Four Invariants of Transformation
What a system fundamentally is
The invariants define the deep structure of a system.
They shape how it holds together, what it preserves, what it can perceive, and how it changes.
They do not prescribe strategy.
They determine what kinds of transformation are possible — and which are not.
1. Gravitation — How a system holds together
Every organization generates a gravitational field:
a center of intention that aligns people with different roles, skills, and perspectives.
When this gravitation is clear and strong, the system becomes coherent.
When it weakens, fragmentation takes over.
Leadership implication:
Strengthen the gravitational center, and alignment follows naturally.
2. Conservation — How identity persists
Organizations do not reinvent themselves from scratch.
They preserve certain traits through routines, norms, and tacit rules –
the mechanisms that give a system continuity.
Change becomes possible only when it respects this identity.
Leadership implication:
Work with identity, not against it.
Transformation accelerates when it is anchored in what the system must conserve.
3. Perception — How a system makes sense of the world
No organization sees everything.
It perceives the environment through specialized interfaces — functions, experts, filters, and priorities.
What it pays attention to becomes real.
What it ignores becomes a risk.
Leadership implication:
Upgrade perception.
Clarify what matters, expand sensing capabilities, and reduce cognitive blind spots.

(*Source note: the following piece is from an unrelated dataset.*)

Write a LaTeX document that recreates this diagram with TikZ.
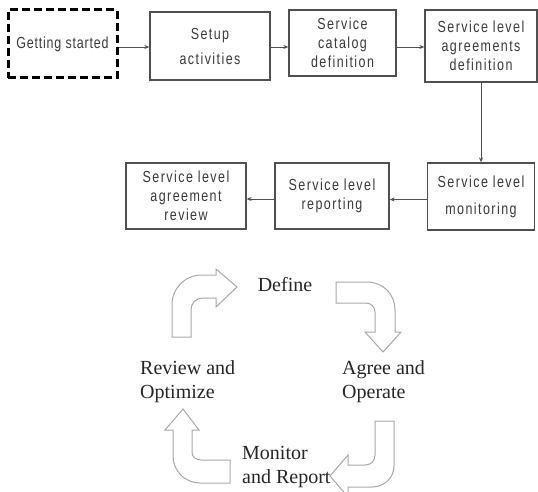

4. Emergence — How change actually happens
There is no “force of change.”
Transformation emerges when internal forces (gravitation, conservation, perception)
meet external pressures (markets, technologies, crises, new capabilities).
Change is not pushed.
It is released.
Leadership implication:
Shape the internal forces.
Let change emerge from the system’s natural reconfiguration.

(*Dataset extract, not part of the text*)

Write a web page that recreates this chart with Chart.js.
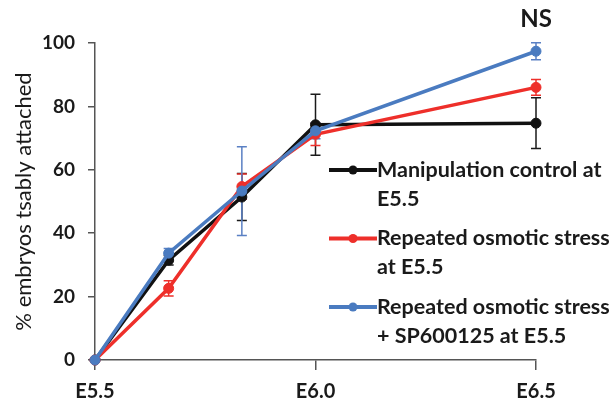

Those invariants describe the internal logic of a system.
They explain why it behaves the way it does and why certain patterns persist.
But structure alone does not determine movement.

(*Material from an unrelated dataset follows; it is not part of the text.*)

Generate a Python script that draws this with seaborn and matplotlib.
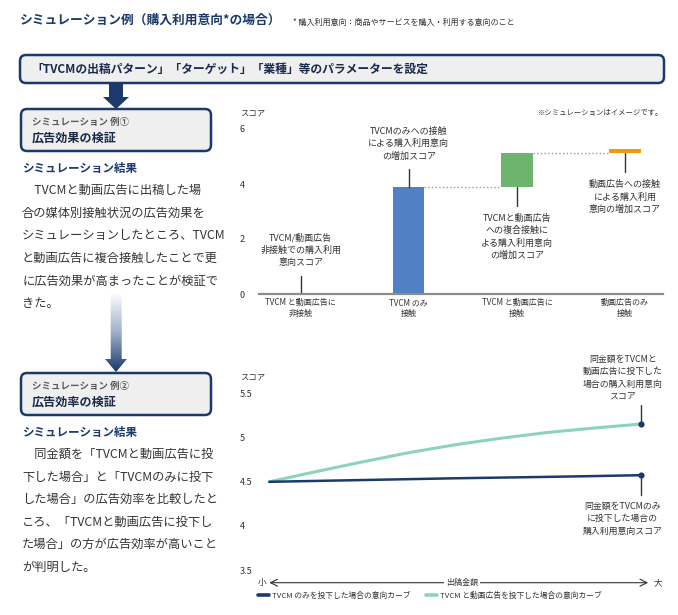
import pandas as pd
import matplotlib
matplotlib.use('Agg')
import matplotlib.pyplot as plt
import seaborn as sns
from matplotlib.patches import FancyBboxPatch, Polygon
from matplotlib.colors import LinearSegmentedColormap
from matplotlib.lines import Line2D

# ---- data: example 1 (waterfall of purchase intention score) ----
bar_labels = ['TVCM と動画広告に\n非接触', 'TVCM のみ\n接触', 'TVCM と動画広告に\n接触', '動画広告のみ\n接触']
bar_base = [0, 0, 3.88, 5.12]
bar_gain = [0, 3.88, 1.24, 0.14]
bar_notes = ['TVCM/動画広告\n非接触での購入利用\n意向スコア',
             'TVCMのみへの接触\nによる購入利用意向\nの増加スコア',
             'TVCMと動画広告\nへの複合接触に\nよる購入利用意向\nの増加スコア',
             '動画広告への接触\nによる購入利用\n意向の増加スコア']
bar_ticks = [0, 2, 4, 6]

# ---- data: example 2 (score curve by spend) ----
spend = [0, 0.125, 0.25, 0.375, 0.5, 0.625, 0.75, 0.875, 1.0]
score_tvcm = [4.50, 4.51, 4.52, 4.53, 4.54, 4.548, 4.556, 4.565, 4.575]
score_mix = [4.50, 4.615, 4.725, 4.83, 4.92, 4.995, 5.06, 5.11, 5.155]
curve_names = ['TVCM のみを投下した場合の意向カーブ', 'TVCM と動画広告を投下した場合の意向カーブ']
score_ticks = [3.5, 4, 4.5, 5, 5.5]
score_ticklabels = ['3.5', '4', '4.5', '5', '5.5']

# left column texts
body_1 = ['\u3000TVCMと動画広告に出稿した場',
          '合の媒体別接触状況の広告効果を',
          'シミュレーションしたところ、TVCM',
          'と動画広告に複合接触したことで更',
          'に広告効果が高まったことが検証で',
          'きた。']
body_2 = ['\u3000同金額を「TVCMと動画広告に投',
          '下した場合」と「TVCMのみに投下',
          'した場合」の広告効率を比較したと',
          'ころ、「TVCMと動画広告に投下し',
          'た場合」の方が広告効率が高いこと',
          'が判明した。']

# colours
navy = '#1b3a6b'
teal = '#8dd2c1'
bar_colors = ['#4f81c4', '#4f81c4', '#6db46e', '#f39a0c']
text_dark = '#333333'

sns.set_style('white')
plt.rcParams['font.family'] = ['Noto Sans CJK JP', 'DejaVu Sans']

fig = plt.figure(figsize=(6.78, 6.15), dpi=100)

# background axes in pixel coordinates for the infographic parts
bg = fig.add_axes([0, 0, 1, 1])
bg.axis('off')

bg.text(20, 20, 'シミュレーション例（購入利用意向*の場合）', fontsize=9.2, fontweight='bold',
        color=navy, va='center')
bg.text(293, 22, '* 購入利用意向：商品やサービスを購入・利用する意向のこと', fontsize=5.8,
        color=text_dark, va='center')

# parameter box + arrow
bg.add_patch(FancyBboxPatch((20, 55), 644, 28, boxstyle='round,pad=0,rounding_size=6',
                            fc='#efefef', ec=navy, lw=1.8))
bg.text(31, 69, '「TVCMの出稿パターン」「ターゲット」「業種」等のパラメーターを設定',
        fontsize=8.5, fontweight='bold', color='#1a2a4a', va='center')
bg.add_patch(Polygon([(109, 84), (123, 84), (123, 97), (129, 97), (116, 109), (103, 97), (109, 97)],
                     closed=True, fc=navy, ec='none'))


def example_box(y, sub, title):
    bg.add_patch(FancyBboxPatch((21, y), 190, 42, boxstyle='round,pad=0,rounding_size=6',
                                fc='#efefef', ec=navy, lw=1.8))
    bg.text(32, y + 13.5, sub, fontsize=6.8, fontweight='bold', color='#5a5a5a', va='center')
    bg.text(32, y + 29, title, fontsize=8.7, fontweight='bold', color='#1a2848', va='center')


def result_text(y, lines, step):
    bg.text(22, y, 'シミュレーション結果', fontsize=8.3, fontweight='bold', color=navy, va='center')
    for i, line in enumerate(lines):
        bg.text(22, y + 22 + i * step, line, fontsize=8.8, color=text_dark, va='center')


example_box(109, 'シミュレーション 例①', '広告効果の検証')
result_text(168.3, body_1, 22.7)

# gradient arrow between the two examples
arrow = Polygon([(110.7, 292), (121.7, 292), (121.7, 359), (127, 359), (116, 372), (105, 359), (110.7, 359)],
                closed=True, fc='none', ec='none')
bg.add_patch(arrow)
grad_cmap = LinearSegmentedColormap.from_list('fade', ['#ffffff', '#9fb0cb', navy])
img = bg.imshow([[v / 99] for v in range(100)], extent=(105, 127, 372, 292), cmap=grad_cmap,
                aspect='auto', origin='upper', zorder=1)
img.set_clip_path(arrow)

example_box(373, 'シミュレーション 例②', '広告効率の検証')
result_text(432.7, body_2, 22.5)

bg.set_xlim(0, 678)
bg.set_ylim(615, 0)

# axis captions
bg.text(240, 113, 'スコア', fontsize=6, color=text_dark, va='center')
bg.text(663, 113, '※シミュレーションはイメージです。', fontsize=5.3, color=text_dark, va='center', ha='right')
bg.text(240, 376.7, 'スコア', fontsize=6, color=text_dark, va='center')

# ======================================
# Example 1: waterfall chart
# ======================================
ax1 = fig.add_axes([259 / 678, 1 - 294 / 615, 404 / 678, 178.75 / 615])
ax1.patch.set_alpha(0)
bar_w = 0.29
sns.barplot(x=bar_labels, y=bar_gain, bottom=bar_base, width=bar_w, color=bar_colors[1],
            linewidth=0, errorbar=None, ax=ax1)
for patch, c in zip(ax1.patches, bar_colors):
    patch.set_facecolor(c)

# dotted connectors between bars
for i in range(1, 3):
    top = bar_base[i] + bar_gain[i]
    ax1.plot([i + bar_w / 2, i + 1 - bar_w / 2], [top, top], linestyle=':', color='#9a9a9a', lw=1)

# leader lines and notes
for i, note in enumerate(bar_notes):
    if i < 2:
        y0 = bar_base[i] + bar_gain[i]
        y1 = y0 + 0.67
        ax1.plot([i, i], [y0, y1], color=text_dark, lw=1)
        ax1.text(i, y1 + 0.3, note, ha='center', va='bottom', fontsize=6.5, linespacing=1.45,
                 color=text_dark)
    else:
        y0 = bar_base[i]
        y1 = y0 - 0.69
        ax1.plot([i, i], [y0, y1], color=text_dark, lw=1)
        ax1.text(i, y1 - 0.28, note, ha='center', va='top', fontsize=6.5, linespacing=1.45,
                 color=text_dark)

ax1.set_xlim(-0.386, 3.352)
ax1.set_ylim(0, 6.5)
ax1.set_yticks(bar_ticks)
ax1.set_yticklabels([str(t) for t in bar_ticks])
ax1.set_xlabel('')
ax1.set_ylabel('')
ax1.tick_params(axis='y', length=0, pad=13.7, labelsize=6.5, labelcolor=text_dark)
ax1.tick_params(axis='x', length=0, pad=3, labelsize=5.8, labelcolor=text_dark)
for t in ax1.get_yticklabels():
    t.set_ha('left')
for s in ['left', 'top', 'right']:
    ax1.spines[s].set_visible(False)
ax1.spines['bottom'].set_color('#8c8c8c')
ax1.spines['bottom'].set_linewidth(1.6)

# ======================================
# Example 2: score curves
# ======================================
ax2 = fig.add_axes([259 / 678, (615 - 582.7) / 615, 404 / 678, 197.9 / 615])
ax2.patch.set_alpha(0)
curve_data = pd.DataFrame({
    'spend': spend + spend,
    'score': score_mix + score_tvcm,
    'curve': [curve_names[1]] * len(spend) + [curve_names[0]] * len(spend),
})
sns.lineplot(data=curve_data, x='spend', y='score', hue='curve',
             hue_order=[curve_names[1], curve_names[0]], palette=[teal, navy],
             linewidth=2.0, legend=False, ax=ax2)
ax2.lines[0].set_linewidth(2.2)
ax2.lines[1].set_linewidth(1.8)
sns.scatterplot(x=[spend[-1], spend[-1]], y=[score_tvcm[-1], score_mix[-1]], color=navy,
                s=20, linewidth=0, zorder=5, ax=ax2)

# notes at the end points
x_end = spend[-1]
ax2.plot([x_end, x_end], [score_mix[-1], score_mix[-1] + 0.22], color=text_dark, lw=1, zorder=4)
ax2.text(0.952, score_mix[-1] + 0.26,
         '同金額をTVCMと\n動画広告に投下した\n場合の購入利用意向\nスコア',
         ha='center', va='bottom', fontsize=6.4, linespacing=1.5, color=text_dark)
ax2.plot([x_end, x_end], [score_tvcm[-1], score_tvcm[-1] - 0.22], color=text_dark, lw=1, zorder=4)
ax2.text(0.952, score_tvcm[-1] - 0.3,
         '同金額をTVCMのみ\nに投下した場合の\n購入利用意向スコア',
         ha='center', va='top', fontsize=6.4, linespacing=1.5, color=text_dark)

y_axis = 3.356
ax2.set_xlim(-0.0277, 1.06)
ax2.set_ylim(y_axis, 5.6)

# spend axis arrow
ax2.annotate('', xy=(1.02, y_axis), xytext=(0, y_axis), annotation_clip=False,
             arrowprops=dict(arrowstyle='<->,head_length=0.5,head_width=0.25', lw=0.8,
                             color=text_dark, shrinkA=0, shrinkB=0))
ax2.text(0.518, y_axis, '出稿金額', ha='center', va='center', fontsize=5.8, color=text_dark,
         bbox=dict(fc='white', ec='none', pad=1.5), clip_on=False)
ax2.text(-0.02, y_axis, '小', ha='center', va='center', fontsize=6.2, color=text_dark, clip_on=False)
ax2.text(1.047, y_axis, '大', ha='center', va='center', fontsize=6.2, color=text_dark, clip_on=False)

ax2.set_yticks(score_ticks)
ax2.set_yticklabels(score_ticklabels)
ax2.set_xticks([])
ax2.set_xlabel('')
ax2.set_ylabel('')
ax2.tick_params(axis='y', length=0, pad=13.7, labelsize=6.5, labelcolor=text_dark)
for t in ax2.get_yticklabels():
    t.set_ha('left')
for s in ax2.spines.values():
    s.set_visible(False)

# legend
handles = [Line2D([0], [0], color=navy, lw=2.6), Line2D([0], [0], color=teal, lw=2.6)]
ax2.legend(handles, curve_names, loc='center left', bbox_to_anchor=(258 / 678, 1 - 595.7 / 615),
           bbox_transform=fig.transFigure, ncol=2, frameon=False, fontsize=5.6,
           handlelength=1.4, handletextpad=0.4, columnspacing=2.0, borderpad=0, borderaxespad=0,
           labelcolor=text_dark)

fig.savefig('out.png', dpi=100)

To understand whether transformation is feasible, one must also assess how much freedom the system has to act, adapt, and reconfigure itself.
This is where the degrees of freedom come in.
Why this matters now
Digitalization, automation, and GenAI are not disruptions —
they are external gravitational fields pressing against the internal forces of your organization.
Leaders who understand the invariants can:
- make change coherent rather than chaotic
- direct adaptation instead of reacting to it
- build systems that transform themselves without constant pressure
In an era where complexity outpaces traditional transformation methods,
invariants offer a way to lead with clarity and confidence.